Mengingat fakta aku dapat berfungsi sebagai gudang rekomendasi (khususnya thriller-mystery) juga cukup membuatku relief. Termasuk pada fakta ibuku yang tetap asyik diajak bicara soal drama.

Kebahagiaan lain adalah aku berhasil mendapatkan hape impian!

Ya, hape ungu yang tidak sengaja aku lihat di billboard salah satu konter hape di tengah kota. Seiseng itu! Memaksimalkan uang tabungan, tidak nongkrong dine in atau minum kopi dan tidak check out Shopee selama beberapa bulan.
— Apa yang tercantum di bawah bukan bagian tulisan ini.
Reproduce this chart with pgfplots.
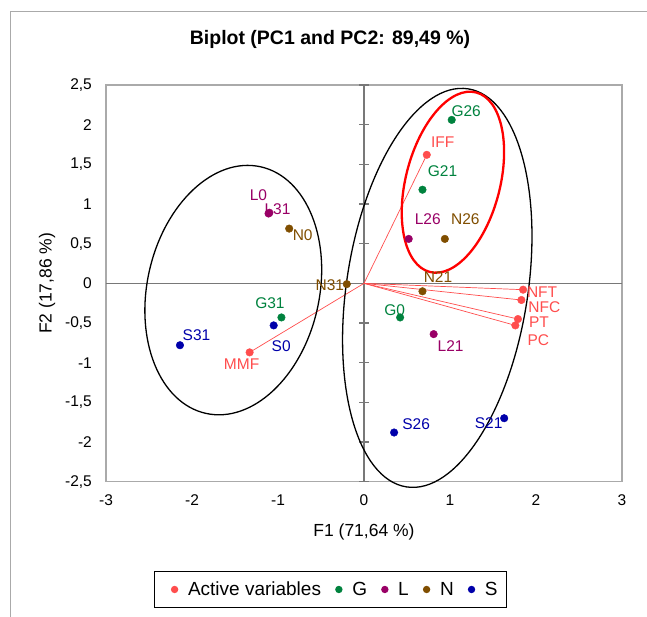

Ini adalah hape termahal yang aku punya. Hape yang aku beli atas dasar iseng, bukan karena hape sebelumnya rusak. Sebuah pencapaian yang masih aku kagumi sampai sekarang.

 Saat aku mencoba fiturnya, aku dibuat kagum oleh desainnya pertama kali. Sederhana dan elegan. Kedua, aku dibuat terpukau oleh kameranya yang super keren—bahkan untuk potret malam hari!

Ketiga, oleh sound output-nya yang jernih banget, lebih jelas dibanding suara yang keluar dari laptopku! Keempat, baterenya yang meskipun cuma berkapasitas 4500 mAh, tapi tetap awet seharian. Dan demi Tuhan, hape ini fast charging banget! Tidak akan lebih dari 1,5 jam setiap kali ngecas di sisa baterai 30% (karena aku selalu punya kebiasaan cas hape di angka persentase baterai 30%).

Sisanya sih sebenarnya sama saja dengan hape lainnya. Tapi tentu dengan pengorbanan yang kulakukan sekitar 2 bulan untuk punya hape ini, fitur-fitur yang lain pasti akan membuatku nyaman.

Beralih ke perasaan buruknya.

Sebentar lagi usiaku 25 tahun. Tentu itu kabar buruk, mengingat orientasi dunia ini terus diukur dari jumlah angka dari usia kita—dan pencapain kita. Melelahkan kalau membayangkan masa depan. Apalagi bagi seseorang yang sering berpikiran bunuh diri sepertiku. Tapi karena lokasi ulang tahunku berada di bulan terbaik dan terindah, bulan Desember—yah, aku akan selalu menikmatinya. Terutama musim dingin dengan hujan dan kelabunya.

Perasaan buruk kedua adalah aku cepat Lelah dengan banyak orang. Aku cepat merasa bersalah. Cepat terpancing emosinya. Cepat berpikiran semua orang meninggalkanku. Cepat berpikiran aku tidak pantas. Dan itu terjadi berkali-kali nyaris setiap hari.

Karena berpindah dari hape lama ke hape baru, aku melupakan rutinitasku menulis Daylio. Saat itu aku belum tahu kalau semua entri di Daylio bisa diimpor. Dan kemarin malam aku harus merelakan waktuku untuk begadang demi menuntaskan entri-entriku yang hilang di Daylio yang kuinstal di hape baru.

Dari Daylio itu aku bisa melihat perkembangan mood-ku. Meski tetap saja aku sering memilih indikator ‘biasa saja’ dibandingkan ‘baik’ atau ‘buruk’.

Hal terparahnya adalah aku sudah kehabisan tenaga untuk memberikan perhatianku pada orang yang memang membutuhkannya. Aku hanya berlaku ‘kalau kamu butuh, bilang’. Tidak lagi mengajukan ‘kamu kenapa?’ pertama kali.

Aku sudah sering memberikan banyak perhatian pada orang-orang dan berakhir seperti sia-sia saja.

Sepertinya keinginanku untuk berteman semakin memudar.

Aku akan kembali menulis entri kalau aku berhasil menonton bioskop sendiri, ya. Aku pengen dari dulu. Sendirian.